▶ **Stated exercise**: In your copy, leave out the pictures; write out all the data exactly.

▶ **Supplied information**:
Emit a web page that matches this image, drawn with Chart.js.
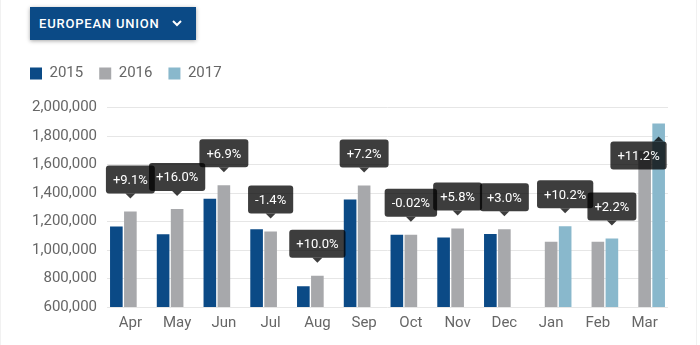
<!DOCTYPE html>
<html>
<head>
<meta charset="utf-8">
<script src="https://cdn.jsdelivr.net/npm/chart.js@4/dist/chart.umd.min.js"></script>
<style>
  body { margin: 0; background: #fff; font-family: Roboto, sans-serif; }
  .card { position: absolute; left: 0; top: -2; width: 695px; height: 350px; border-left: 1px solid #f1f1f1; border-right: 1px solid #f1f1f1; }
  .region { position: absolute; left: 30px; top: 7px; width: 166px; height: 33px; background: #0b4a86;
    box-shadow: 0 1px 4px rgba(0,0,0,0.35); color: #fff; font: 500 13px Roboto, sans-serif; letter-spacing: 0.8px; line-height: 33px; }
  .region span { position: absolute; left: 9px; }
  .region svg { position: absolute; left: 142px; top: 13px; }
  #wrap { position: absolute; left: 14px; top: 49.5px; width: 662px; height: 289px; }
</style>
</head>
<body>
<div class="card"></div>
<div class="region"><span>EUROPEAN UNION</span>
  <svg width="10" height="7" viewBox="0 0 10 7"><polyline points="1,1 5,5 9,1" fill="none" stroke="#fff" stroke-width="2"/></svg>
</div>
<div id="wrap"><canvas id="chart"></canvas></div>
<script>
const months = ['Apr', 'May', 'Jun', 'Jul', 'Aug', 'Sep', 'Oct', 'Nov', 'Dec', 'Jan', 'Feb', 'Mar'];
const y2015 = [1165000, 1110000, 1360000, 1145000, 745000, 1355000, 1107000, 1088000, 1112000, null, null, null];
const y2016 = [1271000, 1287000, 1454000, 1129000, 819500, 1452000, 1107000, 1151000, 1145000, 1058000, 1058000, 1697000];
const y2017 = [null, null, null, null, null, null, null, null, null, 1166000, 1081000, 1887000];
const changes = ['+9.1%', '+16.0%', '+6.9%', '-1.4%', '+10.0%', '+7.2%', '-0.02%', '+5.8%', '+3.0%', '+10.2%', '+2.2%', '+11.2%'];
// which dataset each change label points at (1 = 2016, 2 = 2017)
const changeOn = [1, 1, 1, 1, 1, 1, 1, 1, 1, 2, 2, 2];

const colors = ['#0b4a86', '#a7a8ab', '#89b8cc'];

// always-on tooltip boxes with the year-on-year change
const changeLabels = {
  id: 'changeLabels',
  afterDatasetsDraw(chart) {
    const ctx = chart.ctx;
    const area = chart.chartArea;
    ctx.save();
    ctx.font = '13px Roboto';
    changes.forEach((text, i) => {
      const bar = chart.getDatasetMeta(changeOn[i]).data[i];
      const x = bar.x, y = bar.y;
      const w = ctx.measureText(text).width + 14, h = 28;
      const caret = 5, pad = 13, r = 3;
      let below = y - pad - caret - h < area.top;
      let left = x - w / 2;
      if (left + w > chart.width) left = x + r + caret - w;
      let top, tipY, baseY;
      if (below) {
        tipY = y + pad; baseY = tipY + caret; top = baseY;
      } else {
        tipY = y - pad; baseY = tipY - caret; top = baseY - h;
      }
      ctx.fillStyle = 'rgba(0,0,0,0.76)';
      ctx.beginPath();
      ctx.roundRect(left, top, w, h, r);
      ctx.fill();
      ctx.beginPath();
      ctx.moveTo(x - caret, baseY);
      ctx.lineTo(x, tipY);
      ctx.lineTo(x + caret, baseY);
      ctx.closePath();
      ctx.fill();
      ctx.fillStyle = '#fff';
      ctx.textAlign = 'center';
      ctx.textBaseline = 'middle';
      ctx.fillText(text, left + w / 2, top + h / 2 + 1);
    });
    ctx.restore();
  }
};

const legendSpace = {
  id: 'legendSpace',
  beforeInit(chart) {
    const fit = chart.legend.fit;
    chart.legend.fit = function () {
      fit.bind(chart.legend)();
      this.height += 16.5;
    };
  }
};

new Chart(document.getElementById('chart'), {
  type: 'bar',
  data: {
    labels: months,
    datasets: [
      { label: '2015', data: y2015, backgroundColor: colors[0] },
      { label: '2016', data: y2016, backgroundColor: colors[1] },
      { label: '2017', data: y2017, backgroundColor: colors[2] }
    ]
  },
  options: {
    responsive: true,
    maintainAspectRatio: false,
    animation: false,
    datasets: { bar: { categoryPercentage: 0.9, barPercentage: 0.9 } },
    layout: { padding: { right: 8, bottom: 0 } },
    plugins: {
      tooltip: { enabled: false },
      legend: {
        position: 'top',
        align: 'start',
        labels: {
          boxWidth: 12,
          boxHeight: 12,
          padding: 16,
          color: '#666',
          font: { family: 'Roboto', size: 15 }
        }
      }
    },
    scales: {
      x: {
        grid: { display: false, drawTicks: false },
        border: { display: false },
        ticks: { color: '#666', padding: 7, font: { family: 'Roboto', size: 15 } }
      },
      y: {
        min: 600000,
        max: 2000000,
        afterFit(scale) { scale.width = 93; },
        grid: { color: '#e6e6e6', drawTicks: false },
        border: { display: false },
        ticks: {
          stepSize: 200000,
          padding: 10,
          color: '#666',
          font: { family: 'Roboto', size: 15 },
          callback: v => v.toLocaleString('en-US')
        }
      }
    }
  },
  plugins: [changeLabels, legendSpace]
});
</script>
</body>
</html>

▶ **Solved exercise**:
Emit a web page that matches this image, drawn with Chart.js.
<!DOCTYPE html>
<html>
<head>
<meta charset="utf-8">
<script src="https://cdn.jsdelivr.net/npm/chart.js@4/dist/chart.umd.min.js"></script>
<style>
  body { margin: 0; background: #fff; font-family: Roboto, sans-serif; }
  .card { position: absolute; left: 0; top: -2; width: 695px; height: 350px; border-left: 1px solid #f1f1f1; border-right: 1px solid #f1f1f1; }
  .region { position: absolute; left: 30px; top: 7px; width: 166px; height: 33px; background: #0b4a86;
    box-shadow: 0 1px 4px rgba(0,0,0,0.35); color: #fff; font: 500 13px Roboto, sans-serif; letter-spacing: 0.8px; line-height: 33px; }
  .region span { position: absolute; left: 9px; }
  .region svg { position: absolute; left: 142px; top: 13px; }
  #wrap { position: absolute; left: 14px; top: 49.5px; width: 662px; height: 289px; }
</style>
</head>
<body>
<div class="card"></div>
<div class="region"><span>EUROPEAN UNION</span>
  <svg width="10" height="7" viewBox="0 0 10 7"><polyline points="1,1 5,5 9,1" fill="none" stroke="#fff" stroke-width="2"/></svg>
</div>
<div id="wrap"><canvas id="chart"></canvas></div>
<script>
const months = ['Apr', 'May', 'Jun', 'Jul', 'Aug', 'Sep', 'Oct', 'Nov', 'Dec', 'Jan', 'Feb', 'Mar'];
const y2015 = [1165000, 1110000, 1360000, 1145000, 745000, 1355000, 1107000, 1088000, 1112000, null, null, null];
const y2016 = [1271000, 1287000, 1454000, 1129000, 819500, 1452000, 1107000, 1151000, 1145000, 1058000, 1058000, 1697000];
const y2017 = [null, null, null, null, null, null, null, null, null, 1166000, 1081000, 1887000];
const changes = ['+9.1%', '+16.0%', '+6.9%', '-1.4%', '+10.0%', '+7.2%', '-0.02%', '+5.8%', '+3.0%', '+10.2%', '+2.2%', '+11.2%'];
// which dataset each change label points at (1 = 2016, 2 = 2017)
const changeOn = [1, 1, 1, 1, 1, 1, 1, 1, 1, 2, 2, 2];

const colors = ['#0b4a86', '#a7a8ab', '#89b8cc'];

// always-on tooltip boxes with the year-on-year change
const changeLabels = {
  id: 'changeLabels',
  afterDatasetsDraw(chart) {
    const ctx = chart.ctx;
    const area = chart.chartArea;
    ctx.save();
    ctx.font = '13px Roboto';
    changes.forEach((text, i) => {
      const bar = chart.getDatasetMeta(changeOn[i]).data[i];
      const x = bar.x, y = bar.y;
      const w = ctx.measureText(text).width + 14, h = 28;
      const caret = 5, pad = 13, r = 3;
      let below = y - pad - caret - h < area.top;
      let left = x - w / 2;
      if (left + w > chart.width) left = x + r + caret - w;
      let top, tipY, baseY;
      if (below) {
        tipY = y + pad; baseY = tipY + caret; top = baseY;
      } else {
        tipY = y - pad; baseY = tipY - caret; top = baseY - h;
      }
      ctx.fillStyle = 'rgba(0,0,0,0.76)';
      ctx.beginPath();
      ctx.roundRect(left, top, w, h, r);
      ctx.fill();
      ctx.beginPath();
      ctx.moveTo(x - caret, baseY);
      ctx.lineTo(x, tipY);
      ctx.lineTo(x + caret, baseY);
      ctx.closePath();
      ctx.fill();
      ctx.fillStyle = '#fff';
      ctx.textAlign = 'center';
      ctx.textBaseline = 'middle';
      ctx.fillText(text, left + w / 2, top + h / 2 + 1);
    });
    ctx.restore();
  }
};

const legendSpace = {
  id: 'legendSpace',
  beforeInit(chart) {
    const fit = chart.legend.fit;
    chart.legend.fit = function () {
      fit.bind(chart.legend)();
      this.height += 16.5;
    };
  }
};

new Chart(document.getElementById('chart'), {
  type: 'bar',
  data: {
    labels: months,
    datasets: [
      { label: '2015', data: y2015, backgroundColor: colors[0] },
      { label: '2016', data: y2016, backgroundColor: colors[1] },
      { label: '2017', data: y2017, backgroundColor: colors[2] }
    ]
  },
  options: {
    responsive: true,
    maintainAspectRatio: false,
    animation: false,
    datasets: { bar: { categoryPercentage: 0.9, barPercentage: 0.9 } },
    layout: { padding: { right: 8, bottom: 0 } },
    plugins: {
      tooltip: { enabled: false },
      legend: {
        position: 'top',
        align: 'start',
        labels: {
          boxWidth: 12,
          boxHeight: 12,
          padding: 16,
          color: '#666',
          font: { family: 'Roboto', size: 15 }
        }
      }
    },
    scales: {
      x: {
        grid: { display: false, drawTicks: false },
        border: { display: false },
        ticks: { color: '#666', padding: 7, font: { family: 'Roboto', size: 15 } }
      },
      y: {
        min: 600000,
        max: 2000000,
        afterFit(scale) { scale.width = 93; },
        grid: { color: '#e6e6e6', drawTicks: false },
        border: { display: false },
        ticks: {
          stepSize: 200000,
          padding: 10,
          color: '#666',
          font: { family: 'Roboto', size: 15 },
          callback: v => v.toLocaleString('en-US')
        }
      }
    }
  },
  plugins: [changeLabels, legendSpace]
});
</script>
</body>
</html>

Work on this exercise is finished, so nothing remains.